Australia and Chile both benefited hugely for a time from the late phase in the hard commodities price boom that peaked in 2011. In both cases the increases after the 08/09 crisis seemed pretty well-warranted, and in Chile’s case the peak rate was held for two years before some cuts were put in place. In neither country’s case has inflation been uncomfortably low relative to the target.
I don’t know much about Israel, but the very shortlived nature of the post 2009 peak interest rate, combined with the fact that the policy rate has subsequently been cut to new lows, and that CPI ex food and energy inflation has been running well under 1 per cent for some time suggests a policy mistake.
The Swedish policy mistake has been well-documented by Lars Svensson (and only rather grudgingly accepted by the Stefan Ingves, the Governor of the Riksbank). Both Sweden and Norway will have been affected by the unforeseen severity of the euro crisis, but in Sweden’s case in particular there was a clear misjudgement by the policy committee.
The ECB’s policy tightening in 2011 proved to be extremely shortlived. I’m not aware of anyone who would call it anything other than a mistake. There is probably a variety of factors that influenced the ECB at the time, but they acted too soon, under no (inflation target) pressure, and quickly had to reverse themselves.

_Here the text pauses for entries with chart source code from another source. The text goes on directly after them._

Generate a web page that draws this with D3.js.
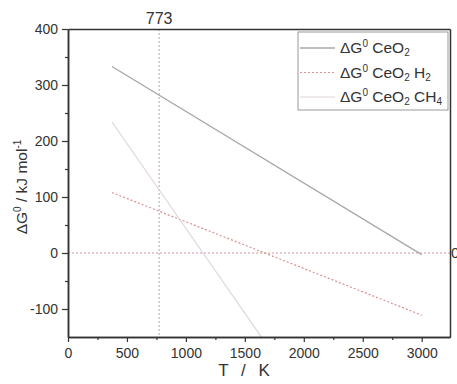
<!DOCTYPE html>
<html>
<head>
<meta charset="utf-8">
<script src="https://cdn.jsdelivr.net/npm/d3@7"></script>
<style>
  body { margin: 0; background: #fff; }
  text { font-family: Arial, "Liberation Sans", sans-serif; fill: #333; }
</style>
</head>
<body>
<svg id="chart" width="457" height="384"></svg>
<script>
// data: [T in K, dG0 in kJ/mol]
const ceo2 = [[373, 333], [3000, -3]];
const ceo2H2 = [[373, 108], [3000, -111]];
const ceo2CH4 = [[373, 234], [3000, -562]];
const xTicks = [0, 500, 1000, 1500, 2000, 2500, 3000];
const yTicks = [-100, 0, 100, 200, 300, 400];
const refT = 773;
const refG = 0;

const svg = d3.select("#chart");
const margin = { top: 29, right: 7, bottom: 47, left: 68 };
const iw = 457 - margin.left - margin.right;
const ih = 384 - margin.top - margin.bottom;

const g = svg.append("g").attr("transform", `translate(${margin.left},${margin.top})`);

const x = d3.scaleLinear().domain([0, 3240]).range([0, iw]);
const y = d3.scaleLinear().domain([-150, 400]).range([ih, 0]);

svg.append("defs").append("clipPath").attr("id", "clip")
  .append("rect").attr("width", iw).attr("height", ih);

// reference lines
g.append("line")
  .attr("x1", x(refT)).attr("x2", x(refT))
  .attr("y1", 0).attr("y2", ih)
  .attr("stroke", "#c6b2b8").attr("stroke-width", 1.2)
  .attr("stroke-dasharray", "2,2");
g.append("line")
  .attr("x1", 0).attr("x2", iw)
  .attr("y1", y(refG)).attr("y2", y(refG))
  .attr("stroke", "#d29a9a").attr("stroke-width", 1.2)
  .attr("stroke-dasharray", "2,2");

const line = d3.line().x(d => x(d[0])).y(d => y(d[1]));
const series = [
  { data: ceo2, color: "#a8a8a8", dash: null, w: 1.3 },
  { data: ceo2H2, color: "#dc9090", dash: "2,2", w: 1.2 },
  { data: ceo2CH4, color: "#dcd4da", dash: null, w: 1.1 }
];
g.append("g").attr("clip-path", "url(#clip)")
  .selectAll("path").data(series).join("path")
    .attr("d", d => line(d.data))
    .attr("fill", "none")
    .attr("stroke", d => d.color)
    .attr("stroke-width", d => d.w)
    .attr("stroke-dasharray", d => d.dash);

// axes (plain hyphen for negatives, no thousands separator)
const fmt = d => String(d);
const styleAxis = sel => {
  sel.selectAll(".domain").attr("stroke", "#333").attr("stroke-width", 1.5);
  sel.selectAll(".tick line").attr("stroke", "#333").attr("stroke-width", 1.2);
  sel.selectAll(".tick text").attr("font-size", 14).attr("fill", "#333");
};

g.append("g").attr("transform", `translate(0,${ih})`)
  .call(d3.axisBottom(x).tickValues(d3.range(250, 3250, 500)).tickSize(3).tickFormat("").tickSizeOuter(0))
  .call(styleAxis);
g.append("g").attr("transform", `translate(0,${ih})`)
  .call(d3.axisBottom(x).tickValues(xTicks).tickSize(5).tickPadding(6).tickFormat(fmt).tickSizeOuter(0))
  .call(styleAxis);

g.append("g")
  .call(d3.axisLeft(y).tickValues(d3.range(-50, 400, 100)).tickSize(3).tickFormat("").tickSizeOuter(0))
  .call(styleAxis);
g.append("g")
  .call(d3.axisLeft(y).tickValues(yTicks).tickSize(6).tickPadding(4).tickFormat(fmt).tickSizeOuter(0))
  .call(styleAxis);

g.append("g").call(d3.axisTop(x).tickValues([]).tickSizeOuter(0)).call(styleAxis);
g.append("g").attr("transform", `translate(${iw},0)`)
  .call(d3.axisRight(y).tickValues([]).tickSizeOuter(0)).call(styleAxis);

// reference labels
g.append("text")
  .attr("x", x(refT)).attr("y", -5)
  .attr("text-anchor", "middle").attr("font-size", 16)
  .text(refT);
g.append("text")
  .attr("x", iw + 1).attr("y", y(refG)).attr("dy", "0.35em")
  .attr("font-size", 15)
  .text(refG);

// axis titles
g.append("text")
  .attr("x", 244 - margin.left).attr("y", ih + 39)
  .attr("text-anchor", "middle").attr("font-size", 17)
  .attr("word-spacing", 8)
  .text("T / K");

const yt = g.append("text")
  .attr("transform", `translate(${27 - margin.left},${187 - margin.top}) rotate(-90)`)
  .attr("text-anchor", "middle").attr("font-size", 15.5);
yt.append("tspan").text("ΔG");
yt.append("tspan").attr("font-size", 10).attr("dy", -6).text("0");
yt.append("tspan").attr("dy", 6).text(" / kJ mol");
yt.append("tspan").attr("font-size", 10).attr("dy", -6).text("-1");

// legend
const legend = svg.append("g").attr("transform", "translate(298,32)");
legend.append("rect")
  .attr("width", 150).attr("height", 78)
  .attr("fill", "#fff").attr("stroke", "#999").attr("stroke-width", 1);
const labels = [["CeO", "2", ""], ["CeO", "2", " H", "2"], ["CeO", "2", " CH", "4"]];
series.forEach((s, i) => {
  const cy = 16 + i * 24.5;
  legend.append("line")
    .attr("x1", 2).attr("x2", 37).attr("y1", cy).attr("y2", cy)
    .attr("stroke", s.color).attr("stroke-width", s.w)
    .attr("stroke-dasharray", s.dash);
  const t = legend.append("text").attr("x", 42).attr("y", cy + 5).attr("font-size", 15.5);
  t.append("tspan").text("ΔG");
  t.append("tspan").attr("font-size", 10).attr("dy", -6).text("0");
  t.append("tspan").attr("dy", 6).text(" " + labels[i][0]);
  t.append("tspan").attr("font-size", 10).attr("dy", 3).text(labels[i][1]);
  if (labels[i].length > 3) {
    t.append("tspan").attr("dy", -3).text(labels[i][2]);
    t.append("tspan").attr("font-size", 10).attr("dy", 3).text(labels[i][3]);
  }
});
</script>
</body>
</html>
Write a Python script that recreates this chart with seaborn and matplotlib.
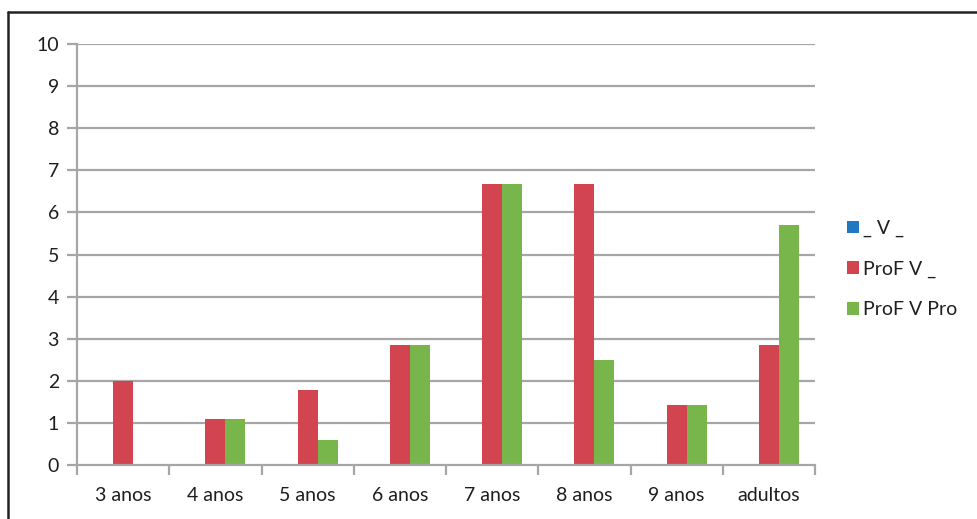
import matplotlib
matplotlib.use("Agg")
import matplotlib.pyplot as plt
from matplotlib.lines import Line2D
from matplotlib.patches import Patch
import numpy as np
import pandas as pd
import seaborn as sns

categories = ["3 anos", "4 anos", "5 anos", "6 anos", "7 anos", "8 anos", "9 anos", "adultos"]
series_names = ["_ V _", "ProF V _", "ProF V Pro"]
v_blank = [0, 0, 0, 0, 0, 0, 0, 0]
prof_v = [2.0, 1.1, 1.78, 2.85, 6.67, 6.67, 1.43, 2.86]
prof_v_pro = [0, 1.1, 0.6, 2.85, 6.67, 2.5, 1.43, 5.71]
y_ticks = list(range(0, 11))

colors = ["#1f78c1", "#d2444f", "#78b64c"]

df = pd.DataFrame({
    "categoria": categories * 3,
    "serie": [series_names[0]] * 8 + [series_names[1]] * 8 + [series_names[2]] * 8,
    "valor": v_blank + prof_v + prof_v_pro,
})

sns.set_theme(style="white")
plt.rcParams["font.family"] = ["Lato", "DejaVu Sans"]

W, H = 977, 519
fig = plt.figure(figsize=(W / 100, H / 100), dpi=100)
ax = fig.add_axes([77 / W, 1 - 465 / H, (815 - 77) / W, (465 - 44) / H])

sns.barplot(data=df, x="categoria", y="valor", hue="serie", order=categories,
            hue_order=series_names, palette=colors, width=0.65, linewidth=0,
            saturation=1, errorbar=None, ax=ax, legend=False)

grid_color = "#a6a6a6"
text_color = "#1e1e1e"
fs = 14
ax.set_ylim(0, 10)
ax.set_xlim(-0.5, len(categories) - 0.5)
ax.set_yticks(y_ticks)
ax.set_yticklabels([str(t) for t in y_ticks])
for t in y_ticks[1:]:
    ax.axhline(t, color=grid_color, lw=1.6, zorder=0)
ax.set_xlabel("")
ax.set_ylabel("")

for side in ["top", "right"]:
    ax.spines[side].set_visible(False)
for side in ["left", "bottom"]:
    ax.spines[side].set_color(grid_color)
    ax.spines[side].set_linewidth(1.6)

ax.tick_params(axis="y", left=True, length=7, width=1.6, color=grid_color,
               direction="out", labelsize=fs, labelcolor=text_color, pad=6)
ax.tick_params(axis="x", which="major", bottom=False, labelsize=fs,
               labelcolor=text_color, pad=10)
ax.set_xticks(np.arange(-0.5, len(categories), 1.0), minor=True)
ax.tick_params(axis="x", which="minor", bottom=True, length=7, width=1.6,
               color=grid_color, direction="out")

handles = [Patch(facecolor=c, edgecolor="none") for c in colors]
fig.legend(handles, series_names, loc="center left",
           bbox_to_anchor=(829 / W, 1 - 269 / H), frameon=False,
           fontsize=fs, handlelength=0.62, handleheight=0.62,
           handletextpad=0.25, labelspacing=1.2, labelcolor=text_color)

# frame lines along the top and left edges
fig.add_artist(Line2D([8 / W, 8 / W], [0, 1 - 12 / H], transform=fig.transFigure,
                      color="#222222", lw=1.8))
fig.add_artist(Line2D([8 / W, 1], [1 - 12 / H, 1 - 12 / H], transform=fig.transFigure,
                      color="#222222", lw=1.8))

fig.savefig("out.png", dpi=100)
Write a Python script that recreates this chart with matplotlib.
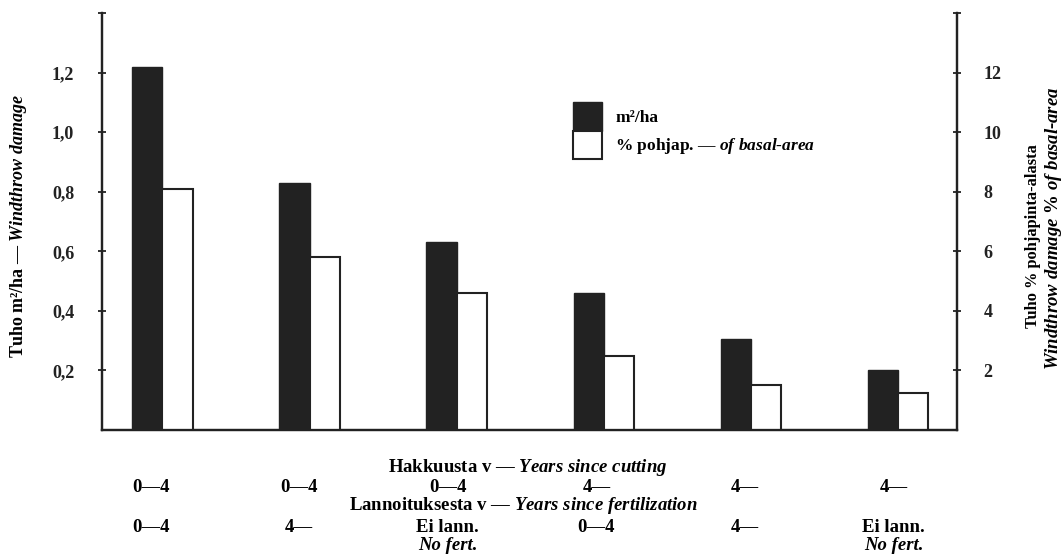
import matplotlib
matplotlib.use("Agg")
import matplotlib.pyplot as plt
import matplotlib.transforms as mtransforms
from matplotlib.patches import Patch

plt.rcParams['font.family'] = ['Liberation Serif', 'DejaVu Serif']
plt.rcParams['font.weight'] = 'bold'
plt.rcParams['mathtext.fontset'] = 'custom'
plt.rcParams['mathtext.rm'] = 'Liberation Serif:bold'
plt.rcParams['mathtext.it'] = 'Liberation Serif:bold:italic'
plt.rcParams['mathtext.bf'] = 'Liberation Serif:bold'

# data
m2_per_ha = [1.22, 0.83, 0.63, 0.46, 0.305, 0.20]       # left axis, black bars
pct_basal = [8.1, 5.8, 4.6, 2.5, 1.5, 1.25]              # right axis, white bars
cutting = ["0—4", "0—4", "0—4", "4—", "4—", "4—"]
fertil = ["0—4", "4—", "Ei lann.", "0—4", "4—", "Ei lann."]
fertil_en = ["", "", "No fert.", "", "", "No fert."]

left_ticks = [0.2, 0.4, 0.6, 0.8, 1.0, 1.2, 1.4]
left_labels = ["0,2", "0,4", "0,6", "0,8", "1,0", "1,2", ""]
right_ticks = [2, 4, 6, 8, 10, 12, 14]
right_labels = ["2", "4", "6", "8", "10", "12", ""]

fig = plt.figure(figsize=(10.64, 5.54), dpi=100)
ax = fig.add_axes([0.0959, 0.2238, 0.8035, 0.7527])
ax2 = ax.twinx()

x = list(range(len(m2_per_ha)))
w = 0.205
b1 = ax.bar([i - w / 2 for i in x], m2_per_ha, width=w, color='#222222',
            edgecolor='#222222', linewidth=1.0)
b2 = ax2.bar([i + w / 2 for i in x], pct_basal, width=w, color='white',
             edgecolor='#222222', linewidth=1.5)

ax.set_xlim(-0.41, 5.40)
ax.set_ylim(0, 1.4)
ax2.set_ylim(0, 14)

ax.set_xticks([])
ax.set_yticks(left_ticks)
ax.set_yticklabels(left_labels, fontsize=13, fontweight='bold')
ax2.set_yticks(right_ticks)
ax2.set_yticklabels(right_labels, fontsize=13, fontweight='bold')
ax.tick_params(axis='y', direction='inout', length=6, width=1.3, pad=17, colors='#222222')
ax2.tick_params(axis='y', direction='inout', length=6, width=1.3, pad=16, colors='#222222')

for a in (ax, ax2):
    a.spines['top'].set_visible(False)
    for s in ('left', 'right', 'bottom'):
        a.spines[s].set_linewidth(1.6)
        a.spines[s].set_color('#222222')
    a.patch.set_visible(False)

# legend
ax.legend([Patch(facecolor='#222222', edgecolor='#222222'),
           Patch(facecolor='white', edgecolor='#222222', linewidth=1.5)],
          ["m²/ha", r"% pohjap. — $\mathit{of\ basal‐area}$"],
          loc='upper left', bbox_to_anchor=(0.5385, 0.8159),
          bbox_transform=fig.transFigure, frameon=False, fontsize=12.5,
          handlelength=1.65, handleheight=2.15, labelspacing=0.0,
          borderpad=0, borderaxespad=0, handletextpad=0.8)

# axis titles
fig.text(0.017, 0.592, r"Tuho m²/ha — $\mathit{Windthrow\ damage}$",
         rotation=90, ha='center', va='center', fontsize=13)
fig.text(1033 / 1064, 0.574, "Tuho % pohjapinta-alasta",
         rotation=90, ha='center', va='center', fontsize=11.8)
fig.text(1054 / 1064, 0.588, r"$\mathit{Windthrow\ damage\ \%\ of\ basal‐area}$",
         rotation=90, ha='center', va='center', fontsize=13.5)

# category labels under the axis
tr = mtransforms.blended_transform_factory(ax.transData, fig.transFigure)
fig.text(0.496, 1 - 467 / 554, r"Hakkuusta v — $\mathit{Years\ since\ cutting}$",
         ha='center', va='center', fontsize=13.5)
fig.text(0.492, 1 - 506 / 554, r"Lannoituksesta v — $\mathit{Years\ since\ fertilization}$",
         ha='center', va='center', fontsize=13.5)
for i in x:
    xl = i - 0.08 + 0.01 * i
    ax.text(xl, 1 - 487 / 554, cutting[i], transform=tr,
            ha='center', va='center', fontsize=13.5)
    ax.text(xl, 1 - 527 / 554, fertil[i], transform=tr,
            ha='center', va='center', fontsize=13.5)
    if fertil_en[i]:
        ax.text(xl, 1 - 546 / 554, fertil_en[i], transform=tr,
                ha='center', va='center', fontsize=13.5, style='italic')

fig.savefig("out.png", dpi=100)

Finally, we have the Reserve Bank of New Zealand, the only one of our ten central banks to have reversed itself twice in five years. The 2010 increases took place at a time when a variety of other central banks were raising policy rates. There was some reason to think that the recession was behind us, and that it would be prudent to begin raising rates. I wasn’t involved in the Reserve Bank’s 2010 decisions – I was on secondment at Treasury – but from memory I thought they were sensible moves. As it turned out, by the time the rate increases were being put through the economy was already turning down again, and had a shallow “double-dip recession” The February 2011 earthquake was the catalyst for cutting the OCR again. Initially, it was sold as a pre-emptive step, but we fairly soon realised that the level of interest rates actually needed to be lower even once the initial shock had passed.
And then the Reserve Bank did it again. I’m not going to rehearse the ground I covered this morning, but it is difficult not to put this episode – the increases last year, now needing to be reversed – in the category of a mistake. It is harder to evaluate other countries’ policies, but I would group it with the Swedish and ECB mistakes. Monetary policy mistakes do happen, and they can happen on either side (too tight or too loose). But since 2009 it has been those central banks too eager to anticipate future inflation pressures that have made the mistakes and had to reverse themselves. As a straw in wind, in a country with an unusual governance model, it should be a little troubling that our central bank appears to be the only one to have made the same mistake twice. It brings to mind the line from “The Importance of Being Earnest”:
To lose one parent may be regarded as a misfortune; to lose both looks like carelessness.”